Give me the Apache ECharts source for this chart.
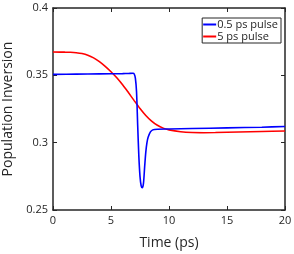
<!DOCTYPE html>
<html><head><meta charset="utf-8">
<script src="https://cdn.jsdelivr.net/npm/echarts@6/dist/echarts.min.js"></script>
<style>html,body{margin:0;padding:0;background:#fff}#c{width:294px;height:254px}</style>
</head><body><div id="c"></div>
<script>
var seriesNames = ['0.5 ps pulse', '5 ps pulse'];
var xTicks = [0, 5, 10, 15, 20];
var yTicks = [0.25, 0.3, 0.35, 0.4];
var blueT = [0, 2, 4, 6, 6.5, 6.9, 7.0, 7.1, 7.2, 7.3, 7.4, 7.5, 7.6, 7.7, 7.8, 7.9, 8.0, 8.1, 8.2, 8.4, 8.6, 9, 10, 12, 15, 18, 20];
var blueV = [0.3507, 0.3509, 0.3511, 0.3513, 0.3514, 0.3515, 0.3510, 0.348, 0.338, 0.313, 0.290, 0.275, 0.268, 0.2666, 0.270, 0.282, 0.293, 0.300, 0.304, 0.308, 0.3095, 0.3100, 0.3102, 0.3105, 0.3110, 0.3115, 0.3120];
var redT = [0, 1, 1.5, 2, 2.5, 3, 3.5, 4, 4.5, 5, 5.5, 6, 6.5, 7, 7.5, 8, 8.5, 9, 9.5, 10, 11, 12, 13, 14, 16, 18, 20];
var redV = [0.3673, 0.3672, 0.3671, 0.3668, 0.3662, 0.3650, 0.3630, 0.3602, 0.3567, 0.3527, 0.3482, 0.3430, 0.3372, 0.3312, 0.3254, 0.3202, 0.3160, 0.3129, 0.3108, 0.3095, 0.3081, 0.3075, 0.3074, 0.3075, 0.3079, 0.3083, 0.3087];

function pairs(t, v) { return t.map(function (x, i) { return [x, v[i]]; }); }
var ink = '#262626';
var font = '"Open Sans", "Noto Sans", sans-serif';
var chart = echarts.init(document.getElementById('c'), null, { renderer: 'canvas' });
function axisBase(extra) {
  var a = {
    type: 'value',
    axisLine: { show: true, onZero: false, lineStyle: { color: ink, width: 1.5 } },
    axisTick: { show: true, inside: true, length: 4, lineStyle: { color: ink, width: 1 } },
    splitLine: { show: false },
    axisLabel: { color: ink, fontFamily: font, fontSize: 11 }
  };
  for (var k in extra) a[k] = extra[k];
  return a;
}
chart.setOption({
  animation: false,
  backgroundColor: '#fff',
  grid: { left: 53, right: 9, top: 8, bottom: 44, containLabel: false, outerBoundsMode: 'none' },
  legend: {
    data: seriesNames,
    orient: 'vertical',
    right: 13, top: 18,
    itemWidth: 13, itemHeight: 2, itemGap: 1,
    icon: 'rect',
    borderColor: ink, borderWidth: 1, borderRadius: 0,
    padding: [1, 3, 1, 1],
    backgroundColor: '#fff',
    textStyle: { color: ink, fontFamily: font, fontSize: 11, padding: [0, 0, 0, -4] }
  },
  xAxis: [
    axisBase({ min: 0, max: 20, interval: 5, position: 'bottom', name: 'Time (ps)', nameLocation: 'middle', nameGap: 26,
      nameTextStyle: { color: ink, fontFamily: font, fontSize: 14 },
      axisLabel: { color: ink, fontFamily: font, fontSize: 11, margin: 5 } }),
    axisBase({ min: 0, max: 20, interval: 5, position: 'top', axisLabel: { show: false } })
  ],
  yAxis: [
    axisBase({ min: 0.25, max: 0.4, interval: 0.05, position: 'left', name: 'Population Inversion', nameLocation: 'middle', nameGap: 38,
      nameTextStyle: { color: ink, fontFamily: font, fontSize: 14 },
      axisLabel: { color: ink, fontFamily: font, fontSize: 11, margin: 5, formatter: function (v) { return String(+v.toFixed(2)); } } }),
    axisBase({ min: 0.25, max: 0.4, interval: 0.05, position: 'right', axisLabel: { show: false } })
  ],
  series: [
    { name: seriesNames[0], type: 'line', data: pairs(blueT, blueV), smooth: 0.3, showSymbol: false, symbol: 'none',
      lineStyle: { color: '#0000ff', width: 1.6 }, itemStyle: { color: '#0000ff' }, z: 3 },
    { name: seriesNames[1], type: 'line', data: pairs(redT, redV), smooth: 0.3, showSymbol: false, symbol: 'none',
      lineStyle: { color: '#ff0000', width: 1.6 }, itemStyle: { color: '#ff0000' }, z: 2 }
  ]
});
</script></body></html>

▶ _EXERCISE INSTRUCTIONS_: Could the lines from the top of the material through the line with "0.3079, 0.3083, 0.3087];" be repeated exactly, pictures left out?

▶ _WRITTEN ANSWER_:
Give me the Apache ECharts source for this chart.
<!DOCTYPE html>
<html><head><meta charset="utf-8">
<script src="https://cdn.jsdelivr.net/npm/echarts@6/dist/echarts.min.js"></script>
<style>html,body{margin:0;padding:0;background:#fff}#c{width:294px;height:254px}</style>
</head><body><div id="c"></div>
<script>
var seriesNames = ['0.5 ps pulse', '5 ps pulse'];
var xTicks = [0, 5, 10, 15, 20];
var yTicks = [0.25, 0.3, 0.35, 0.4];
var blueT = [0, 2, 4, 6, 6.5, 6.9, 7.0, 7.1, 7.2, 7.3, 7.4, 7.5, 7.6, 7.7, 7.8, 7.9, 8.0, 8.1, 8.2, 8.4, 8.6, 9, 10, 12, 15, 18, 20];
var blueV = [0.3507, 0.3509, 0.3511, 0.3513, 0.3514, 0.3515, 0.3510, 0.348, 0.338, 0.313, 0.290, 0.275, 0.268, 0.2666, 0.270, 0.282, 0.293, 0.300, 0.304, 0.308, 0.3095, 0.3100, 0.3102, 0.3105, 0.3110, 0.3115, 0.3120];
var redT = [0, 1, 1.5, 2, 2.5, 3, 3.5, 4, 4.5, 5, 5.5, 6, 6.5, 7, 7.5, 8, 8.5, 9, 9.5, 10, 11, 12, 13, 14, 16, 18, 20];
var redV = [0.3673, 0.3672, 0.3671, 0.3668, 0.3662, 0.3650, 0.3630, 0.3602, 0.3567, 0.3527, 0.3482, 0.3430, 0.3372, 0.3312, 0.3254, 0.3202, 0.3160, 0.3129, 0.3108, 0.3095, 0.3081, 0.3075, 0.3074, 0.3075, 0.3079, 0.3083, 0.3087];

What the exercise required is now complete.